» **Written request**: Repeat exactly the lines running from the first line of the data to the line containing "5.84, 6.03, 6.27];", both ends included, and nothing else; drop the pictures.

» **Rows**:
################
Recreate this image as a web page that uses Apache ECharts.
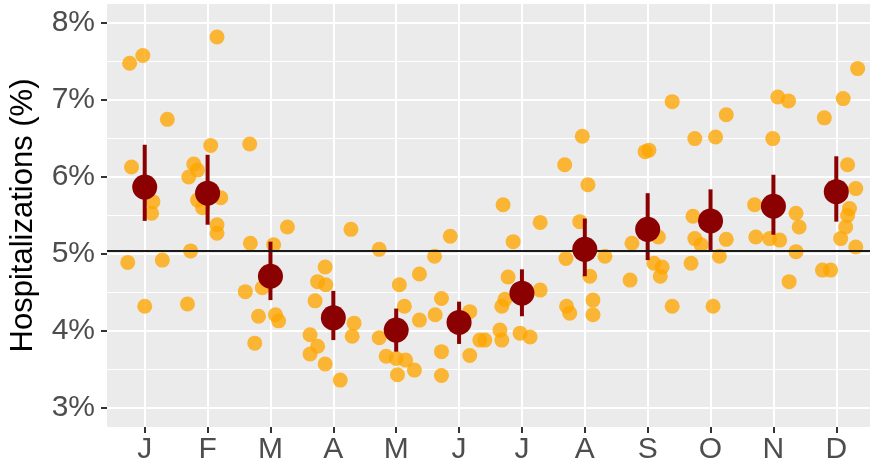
<!DOCTYPE html>
<html>
<head>
<meta charset="utf-8">
<script src="https://cdn.jsdelivr.net/npm/echarts@6/dist/echarts.min.js"></script>
<style>
html,body{margin:0;padding:0;background:#fff;}
#chart{width:870px;height:467px;}
</style>
</head>
<body>
<div id="chart"></div>
<script>
const months = ['J','F','M','A','M','J','J','A','S','O','N','D'];
const yTicks = [3, 4, 5, 6, 7, 8];
const yMinorTicks = [3.5, 4.5, 5.5, 6.5, 7.5];
const overallMean = 5.04;

const meanValues = [5.87, 5.79, 4.71, 4.17, 4.01, 4.11, 4.49, 5.06, 5.32, 5.43, 5.62, 5.81];
const ciLower    = [5.43, 5.38, 4.40, 3.88, 3.73, 3.83, 4.19, 4.71, 4.92, 5.05, 5.25, 5.42];
const ciUpper    = [6.42, 6.29, 5.16, 4.52, 4.29, 4.38, 4.80, 5.46, 5.79, 5.84, 6.03, 6.27];

const janValues = [7.48, 7.58, 6.13, 6.75, 5.68, 5.53, 5.85, 4.89, 4.32, 4.92];
const febValues = [7.82, 6.41, 6.17, 6.09, 6.00, 5.73, 5.70, 5.60, 5.38, 5.27, 5.04, 4.35];
const marValues = [6.43, 5.35, 5.14, 5.12, 4.56, 4.51, 4.21, 4.19, 4.13, 3.84];
const aprValues = [5.32, 4.83, 4.64, 4.60, 4.39, 4.10, 3.95, 3.93, 3.80, 3.70, 3.57, 3.36];
const mayValues = [5.06, 4.74, 4.60, 4.32, 4.14, 3.91, 3.67, 3.64, 3.62, 3.49, 3.43];
const junValues = [5.23, 4.97, 4.42, 4.25, 4.21, 3.88, 3.88, 3.73, 3.68, 3.42];
const julValues = [5.64, 5.41, 5.16, 4.70, 4.53, 4.41, 4.32, 4.01, 3.97, 3.92, 3.88];
const augValues = [6.53, 6.16, 5.90, 5.42, 4.97, 4.94, 4.71, 4.40, 4.32, 4.23, 4.21];
const sepValues = [6.98, 6.35, 6.33, 5.22, 5.14, 4.88, 4.83, 4.71, 4.66, 4.32];
const octValues = [6.81, 6.52, 6.50, 5.49, 5.20, 5.19, 5.12, 4.97, 4.88, 4.32];
const novValues = [7.04, 6.99, 6.50, 5.64, 5.53, 5.35, 5.22, 5.20, 5.18, 5.03, 4.64];
const decValues = [7.41, 7.02, 6.77, 6.16, 5.85, 5.59, 5.50, 5.35, 5.20, 5.09, 4.79, 4.79];

// horizontal jitter of each yearly point (in month units)
const janJitter = [-0.24, -0.03, -0.21, 0.36, 0.13, 0.11, 0.05, -0.27, 0.00, 0.28];
const febJitter = [0.15, 0.05, -0.22, -0.16, -0.30, 0.21, -0.16, -0.08, 0.15, 0.15, -0.27, -0.32];
const marJitter = [-0.33, 0.27, -0.32, 0.05, -0.13, -0.40, 0.08, -0.19, 0.13, -0.25];
const aprJitter = [0.28, -0.13, -0.25, -0.12, -0.29, 0.33, -0.37, 0.30, -0.25, -0.37, -0.13, 0.11];
const mayJitter = [-0.27, 0.37, 0.05, 0.13, 0.37, -0.27, -0.16, 0.00, 0.15, 0.29, 0.02];
const junJitter = [-0.14, -0.39, -0.28, 0.17, -0.38, 0.33, 0.41, -0.28, 0.17, -0.28];
const julJitter = [-0.30, 0.29, -0.14, -0.22, 0.29, -0.27, -0.32, -0.35, -0.03, 0.13, -0.32];
const augJitter = [-0.04, -0.32, 0.05, -0.08, 0.32, -0.30, 0.08, 0.13, -0.29, -0.24, 0.13];
const sepJitter = [0.39, 0.02, -0.04, 0.17, -0.25, 0.10, 0.23, 0.20, -0.28, 0.39];
const octJitter = [0.25, 0.08, -0.25, -0.28, -0.25, 0.25, -0.15, 0.14, -0.31, 0.04];
const novJitter = [0.07, 0.24, -0.01, -0.30, 0.36, 0.41, -0.28, -0.06, 0.10, 0.36, 0.25];
const decJitter = [0.34, 0.11, -0.19, 0.18, 0.31, 0.21, 0.18, 0.15, 0.07, 0.31, -0.22, -0.09];

const monthValues = [janValues, febValues, marValues, aprValues, mayValues, junValues,
                     julValues, augValues, sepValues, octValues, novValues, decValues];
const monthJitter = [janJitter, febJitter, marJitter, aprJitter, mayJitter, junJitter,
                     julJitter, augJitter, sepJitter, octJitter, novJitter, decJitter];

const yearlyPoints = [];
monthValues.forEach((vals, m) => {
  vals.forEach((v, i) => yearlyPoints.push([m + 1 + monthJitter[m][i], v]));
});
const meanPoints = meanValues.map((v, m) => [m + 1, v]);
const ciData = meanValues.map((v, m) => [m + 1, ciLower[m], ciUpper[m]]);
const monthPositions = months.map((_, m) => m + 1);

const FONT = '"Liberation Sans", Arial, Helvetica, sans-serif';
const chart = echarts.init(document.getElementById('chart'), null, {renderer: 'canvas'});

chart.setOption({
  animation: false,
  backgroundColor: '#ffffff',
  grid: {
    left: 107, top: 4, width: 767, height: 423,
    show: true, backgroundColor: '#EBEBEB', borderWidth: 0,
    containLabel: false, outerBoundsMode: 'none'
  },
  xAxis: {
    type: 'value', min: 0.4, max: 12.6,
    axisLine: {show: false},
    axisTick: {show: true, customValues: monthPositions, length: 6, lineStyle: {color: '#333333', width: 2}},
    axisLabel: {
      customValues: monthPositions, margin: 8,
      formatter: v => months[Math.round(v) - 1] || '',
      color: '#4D4D4D', fontSize: 30, fontFamily: FONT
    },
    splitLine: {show: true, lineStyle: {color: '#ffffff', width: 2}}
  },
  yAxis: [{
    type: 'value', min: 2.75, max: 8.25,
    name: 'Hospitalizations (%)', nameLocation: 'middle', nameGap: 68, nameRotate: 90,
    nameTextStyle: {color: '#000000', fontSize: 31, fontFamily: FONT},
    axisLine: {show: false},
    axisTick: {show: true, customValues: yTicks, length: 6, lineStyle: {color: '#333333', width: 2}},
    axisLabel: {
      customValues: yTicks, margin: 12,
      formatter: v => v + '%',
      color: '#4D4D4D', fontSize: 30, fontFamily: FONT
    },
    splitLine: {show: true, lineStyle: {color: '#ffffff', width: 2}}
  }, {
    type: 'value', min: 2.75, max: 8.25, position: 'left',
    axisLine: {show: false},
    axisTick: {show: false, customValues: yMinorTicks},
    axisLabel: {show: false, customValues: yMinorTicks},
    splitLine: {show: true, lineStyle: {color: '#ffffff', width: 1}}
  }],
  series: [{
    type: 'scatter',
    name: 'yearly',
    data: yearlyPoints,
    symbolSize: 15,
    itemStyle: {color: 'rgba(255,165,0,0.78)', opacity: 1},
    silent: true,
    z: 2
  }, {
    type: 'scatter',
    name: 'overall',
    data: [],
    z: 3,
    markLine: {
      silent: true, symbol: 'none', label: {show: false},
      lineStyle: {color: '#1a1a1a', width: 2, type: 'solid', opacity: 1},
      data: [{yAxis: overallMean}]
    }
  }, {
    type: 'custom',
    name: 'ci',
    data: ciData,
    z: 4,
    silent: true,
    renderItem: function (params, api) {
      const x = api.value(0);
      const lo = api.coord([x, api.value(1)]);
      const hi = api.coord([x, api.value(2)]);
      return {
        type: 'line',
        shape: {x1: lo[0], y1: lo[1], x2: hi[0], y2: hi[1]},
        style: {stroke: '#8B0000', lineWidth: 4}
      };
    }
  }, {
    type: 'scatter',
    name: 'mean',
    data: meanPoints,
    symbolSize: 25,
    itemStyle: {color: '#8B0000', opacity: 1},
    silent: true,
    z: 5
  }]
});
</script>
</body>
</html>
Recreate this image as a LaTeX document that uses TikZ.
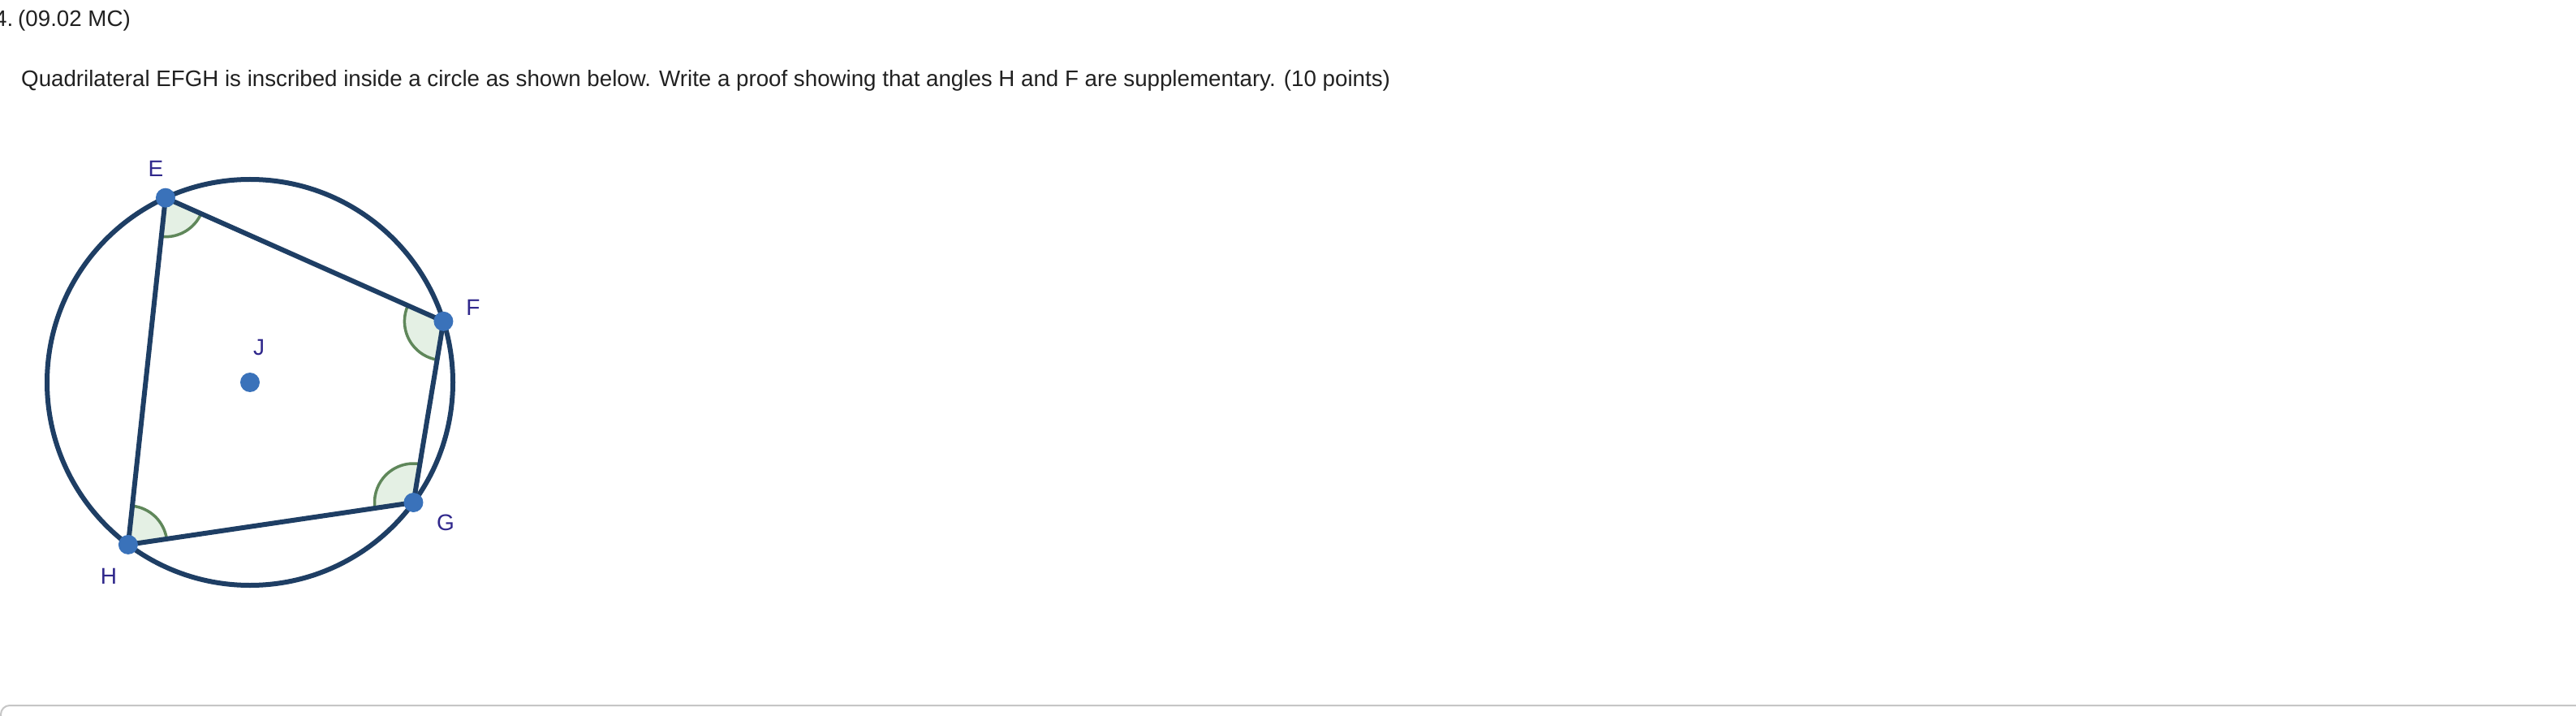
################
» **Output for this exercise**:
Recreate this image as a web page that uses Apache ECharts.
<!DOCTYPE html>
<html>
<head>
<meta charset="utf-8">
<script src="https://cdn.jsdelivr.net/npm/echarts@6/dist/echarts.min.js"></script>
<style>
html,body{margin:0;padding:0;background:#fff;}
#chart{width:870px;height:467px;}
</style>
</head>
<body>
<div id="chart"></div>
<script>
const months = ['J','F','M','A','M','J','J','A','S','O','N','D'];
const yTicks = [3, 4, 5, 6, 7, 8];
const yMinorTicks = [3.5, 4.5, 5.5, 6.5, 7.5];
const overallMean = 5.04;

const meanValues = [5.87, 5.79, 4.71, 4.17, 4.01, 4.11, 4.49, 5.06, 5.32, 5.43, 5.62, 5.81];
const ciLower    = [5.43, 5.38, 4.40, 3.88, 3.73, 3.83, 4.19, 4.71, 4.92, 5.05, 5.25, 5.42];
const ciUpper    = [6.42, 6.29, 5.16, 4.52, 4.29, 4.38, 4.80, 5.46, 5.79, 5.84, 6.03, 6.27];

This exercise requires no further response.